Con Edison customers paid more than twice the national average.
The March data, released this month, underscore the need for New York to join more than 40 other states in establishing an independent utility consumer advocate function with the power to sue over unfair rate hikes.
New York residential customers spent an average of 18.26 cents per kilowatt hour for electricity in March, compared with 11.59 cents for the average American. Con Ed customers paid a whopping 25.51 cents.
AARP New York is calling on state lawmakers to pass a bill (S4550/A6239) sponsored by Sen. Diane Savino (D-Staten Island) and Assembly Consumer Affairs and Protection Committee Chair Jeffrey Dinowitz (D-Bronx) that would establish a utility consumer advocate office.
AARP New York State Director Beth Finkel sent a letter to state legislators from Long Island urging action before the scheduled June 20 end of the 2013 state legislative session.
AARP also released a report today making the case for a consumer advocate, which would give residential utility customers a meaningful seat at the table when regulators consider rate hike requests. The report includes the latest federal data on residential electric rates.
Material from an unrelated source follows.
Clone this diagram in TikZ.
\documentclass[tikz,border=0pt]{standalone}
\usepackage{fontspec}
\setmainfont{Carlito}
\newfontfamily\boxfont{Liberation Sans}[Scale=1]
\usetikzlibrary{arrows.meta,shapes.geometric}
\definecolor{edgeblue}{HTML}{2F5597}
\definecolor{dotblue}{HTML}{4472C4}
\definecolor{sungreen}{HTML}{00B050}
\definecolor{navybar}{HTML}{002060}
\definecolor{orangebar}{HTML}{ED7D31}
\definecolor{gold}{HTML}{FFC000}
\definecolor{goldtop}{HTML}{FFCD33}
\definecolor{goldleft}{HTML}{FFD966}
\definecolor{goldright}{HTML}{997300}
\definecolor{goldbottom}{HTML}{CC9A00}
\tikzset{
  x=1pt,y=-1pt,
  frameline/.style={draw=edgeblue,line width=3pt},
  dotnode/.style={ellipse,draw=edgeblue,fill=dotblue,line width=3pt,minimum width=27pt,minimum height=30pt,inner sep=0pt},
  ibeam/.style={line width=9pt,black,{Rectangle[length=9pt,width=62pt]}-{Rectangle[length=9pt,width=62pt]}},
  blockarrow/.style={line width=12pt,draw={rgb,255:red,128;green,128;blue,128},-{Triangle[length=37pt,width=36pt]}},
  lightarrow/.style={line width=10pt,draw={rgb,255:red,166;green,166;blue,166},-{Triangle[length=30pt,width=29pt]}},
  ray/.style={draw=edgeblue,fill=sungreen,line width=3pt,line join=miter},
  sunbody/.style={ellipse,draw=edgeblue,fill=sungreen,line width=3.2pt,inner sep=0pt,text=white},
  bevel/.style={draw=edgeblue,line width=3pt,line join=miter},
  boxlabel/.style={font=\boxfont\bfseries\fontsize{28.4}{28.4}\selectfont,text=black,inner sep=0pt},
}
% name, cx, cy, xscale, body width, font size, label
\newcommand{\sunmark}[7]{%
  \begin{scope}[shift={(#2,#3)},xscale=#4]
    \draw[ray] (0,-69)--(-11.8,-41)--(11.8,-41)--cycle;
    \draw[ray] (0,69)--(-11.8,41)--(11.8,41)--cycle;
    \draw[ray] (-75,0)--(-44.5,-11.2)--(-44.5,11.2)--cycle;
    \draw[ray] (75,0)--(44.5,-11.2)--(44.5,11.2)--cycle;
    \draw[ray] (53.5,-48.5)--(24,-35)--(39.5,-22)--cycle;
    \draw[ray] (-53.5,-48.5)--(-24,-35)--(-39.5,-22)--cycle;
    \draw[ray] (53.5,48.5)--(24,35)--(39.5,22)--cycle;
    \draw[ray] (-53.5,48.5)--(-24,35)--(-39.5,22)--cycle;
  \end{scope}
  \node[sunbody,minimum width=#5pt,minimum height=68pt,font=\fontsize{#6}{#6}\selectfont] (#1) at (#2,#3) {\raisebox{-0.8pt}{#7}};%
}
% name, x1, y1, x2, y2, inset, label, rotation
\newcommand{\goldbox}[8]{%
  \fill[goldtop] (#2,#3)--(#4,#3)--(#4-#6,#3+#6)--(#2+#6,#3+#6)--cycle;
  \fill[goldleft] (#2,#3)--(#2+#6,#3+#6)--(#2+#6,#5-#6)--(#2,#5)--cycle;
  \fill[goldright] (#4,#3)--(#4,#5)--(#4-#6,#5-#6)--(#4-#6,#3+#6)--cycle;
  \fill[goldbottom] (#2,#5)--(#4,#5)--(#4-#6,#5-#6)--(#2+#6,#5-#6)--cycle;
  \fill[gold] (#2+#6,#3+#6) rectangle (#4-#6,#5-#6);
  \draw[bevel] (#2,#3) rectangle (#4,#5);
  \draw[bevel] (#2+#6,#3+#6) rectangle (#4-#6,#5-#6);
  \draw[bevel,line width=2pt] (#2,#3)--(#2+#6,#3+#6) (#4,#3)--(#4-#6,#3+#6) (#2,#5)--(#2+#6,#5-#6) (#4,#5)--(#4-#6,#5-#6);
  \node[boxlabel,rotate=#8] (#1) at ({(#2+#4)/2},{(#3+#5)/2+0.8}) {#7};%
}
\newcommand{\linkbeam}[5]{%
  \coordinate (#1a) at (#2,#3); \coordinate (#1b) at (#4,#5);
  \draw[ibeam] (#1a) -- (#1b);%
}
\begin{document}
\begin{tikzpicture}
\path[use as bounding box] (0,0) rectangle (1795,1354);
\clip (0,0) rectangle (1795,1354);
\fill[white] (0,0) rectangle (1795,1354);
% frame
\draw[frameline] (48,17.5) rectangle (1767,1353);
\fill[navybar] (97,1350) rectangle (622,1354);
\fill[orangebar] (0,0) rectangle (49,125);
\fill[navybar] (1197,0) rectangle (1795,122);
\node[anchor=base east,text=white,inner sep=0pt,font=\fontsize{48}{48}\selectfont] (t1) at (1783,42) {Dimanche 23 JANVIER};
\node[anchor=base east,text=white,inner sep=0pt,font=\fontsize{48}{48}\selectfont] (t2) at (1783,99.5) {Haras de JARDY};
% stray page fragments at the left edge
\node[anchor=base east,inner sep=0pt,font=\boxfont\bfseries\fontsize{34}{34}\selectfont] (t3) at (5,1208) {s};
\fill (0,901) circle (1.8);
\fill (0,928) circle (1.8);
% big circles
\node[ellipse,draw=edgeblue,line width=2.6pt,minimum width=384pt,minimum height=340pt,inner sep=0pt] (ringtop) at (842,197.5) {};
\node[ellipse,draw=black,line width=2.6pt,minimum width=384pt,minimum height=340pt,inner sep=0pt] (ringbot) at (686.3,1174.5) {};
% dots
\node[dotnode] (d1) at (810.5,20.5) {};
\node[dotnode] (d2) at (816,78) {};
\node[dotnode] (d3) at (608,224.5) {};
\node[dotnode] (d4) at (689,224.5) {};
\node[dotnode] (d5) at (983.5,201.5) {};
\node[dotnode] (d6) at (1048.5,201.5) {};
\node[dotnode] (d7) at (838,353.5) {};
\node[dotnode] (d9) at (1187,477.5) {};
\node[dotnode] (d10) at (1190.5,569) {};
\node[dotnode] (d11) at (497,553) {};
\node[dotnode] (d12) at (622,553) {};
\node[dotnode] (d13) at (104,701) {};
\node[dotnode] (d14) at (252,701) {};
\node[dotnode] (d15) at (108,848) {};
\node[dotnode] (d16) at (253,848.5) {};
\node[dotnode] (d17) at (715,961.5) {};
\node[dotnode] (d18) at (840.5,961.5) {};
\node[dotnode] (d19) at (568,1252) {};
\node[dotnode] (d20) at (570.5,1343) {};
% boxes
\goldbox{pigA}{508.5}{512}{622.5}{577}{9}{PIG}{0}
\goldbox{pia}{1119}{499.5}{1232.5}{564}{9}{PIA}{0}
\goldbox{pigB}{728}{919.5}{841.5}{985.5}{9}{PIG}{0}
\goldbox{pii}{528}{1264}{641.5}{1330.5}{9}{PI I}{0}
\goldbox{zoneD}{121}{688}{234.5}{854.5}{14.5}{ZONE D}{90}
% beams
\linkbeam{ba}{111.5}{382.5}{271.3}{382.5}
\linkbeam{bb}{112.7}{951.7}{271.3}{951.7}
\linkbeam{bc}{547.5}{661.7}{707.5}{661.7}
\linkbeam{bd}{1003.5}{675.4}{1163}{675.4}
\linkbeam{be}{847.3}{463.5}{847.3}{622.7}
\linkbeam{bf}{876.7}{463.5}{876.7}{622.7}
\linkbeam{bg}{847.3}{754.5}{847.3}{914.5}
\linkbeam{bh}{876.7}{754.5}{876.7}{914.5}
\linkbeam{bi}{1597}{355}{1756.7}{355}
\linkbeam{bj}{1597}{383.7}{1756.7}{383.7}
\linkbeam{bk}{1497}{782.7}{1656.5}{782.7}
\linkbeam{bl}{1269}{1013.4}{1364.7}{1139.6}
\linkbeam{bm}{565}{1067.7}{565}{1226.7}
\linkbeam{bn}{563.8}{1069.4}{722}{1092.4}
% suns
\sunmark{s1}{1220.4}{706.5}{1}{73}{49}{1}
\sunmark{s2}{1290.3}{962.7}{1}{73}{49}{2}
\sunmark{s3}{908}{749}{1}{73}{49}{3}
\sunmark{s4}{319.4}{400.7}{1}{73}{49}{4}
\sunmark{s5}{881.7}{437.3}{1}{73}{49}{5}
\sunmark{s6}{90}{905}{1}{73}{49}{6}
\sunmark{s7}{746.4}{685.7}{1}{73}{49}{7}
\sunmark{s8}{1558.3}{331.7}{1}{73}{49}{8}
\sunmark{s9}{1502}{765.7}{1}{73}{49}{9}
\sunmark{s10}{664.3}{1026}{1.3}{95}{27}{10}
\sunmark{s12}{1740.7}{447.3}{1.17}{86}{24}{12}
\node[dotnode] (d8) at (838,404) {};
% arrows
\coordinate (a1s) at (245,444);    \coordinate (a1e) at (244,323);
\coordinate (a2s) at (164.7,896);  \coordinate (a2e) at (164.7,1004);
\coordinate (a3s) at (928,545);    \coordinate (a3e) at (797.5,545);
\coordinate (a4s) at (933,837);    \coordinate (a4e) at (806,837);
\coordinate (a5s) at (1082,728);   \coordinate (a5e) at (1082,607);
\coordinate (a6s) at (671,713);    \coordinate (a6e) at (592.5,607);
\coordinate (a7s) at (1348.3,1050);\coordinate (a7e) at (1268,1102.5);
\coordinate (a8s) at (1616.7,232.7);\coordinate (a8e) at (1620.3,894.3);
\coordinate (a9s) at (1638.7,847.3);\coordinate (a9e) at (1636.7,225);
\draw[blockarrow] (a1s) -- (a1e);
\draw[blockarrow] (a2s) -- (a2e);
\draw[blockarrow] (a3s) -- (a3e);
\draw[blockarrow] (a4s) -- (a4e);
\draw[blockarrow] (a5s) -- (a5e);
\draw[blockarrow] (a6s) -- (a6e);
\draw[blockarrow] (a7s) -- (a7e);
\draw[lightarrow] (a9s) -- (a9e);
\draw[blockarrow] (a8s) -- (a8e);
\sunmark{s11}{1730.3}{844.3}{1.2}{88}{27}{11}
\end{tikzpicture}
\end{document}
And dozens of AARP volunteers from the Rochester, Syracuse and Utica areas traveled to the state Capitol today to advocate for the Savino-Dinowitz bill.
The association representing 2.5 million New Yorkers 50 and older is also urging that the Moreland Act Commission established by Governor Andrew M. Cuomo to investigate utility performance in the wake of Superstorm Sandy include a utility consumer advocate office in its second round of recommendations, which are due this month.
“It’s no coincidence that New Yorkers pay some of America’s highest electric bills and live in one of the only states – and by far the biggest - without a real utility consumer advocate,” said Beth Finkel, State Director of AARP in New York. “With the governor and lawmakers focused on utility issues, now is the time to give residential consumers a real voice in a process that has been dominated far too long by big, deep-pocketed power companies and industrial and commercial users.”
AARP’s report notes that the state’s support for utility consumer advocacy has dwindled significantly over the past two decades, whereas other states’ utility consumer advocates return hundreds of dollars in lower rates for residential customers for every dollar spent. A recent AARP survey showed 75 percent of New Yorkers support a utility consumer advocate office.
Older New Yorkers, particularly retirees and seniors on fixed income, tend to be more vulnerable to increases in utility costs because they must devote a higher portion of their income to energy bills.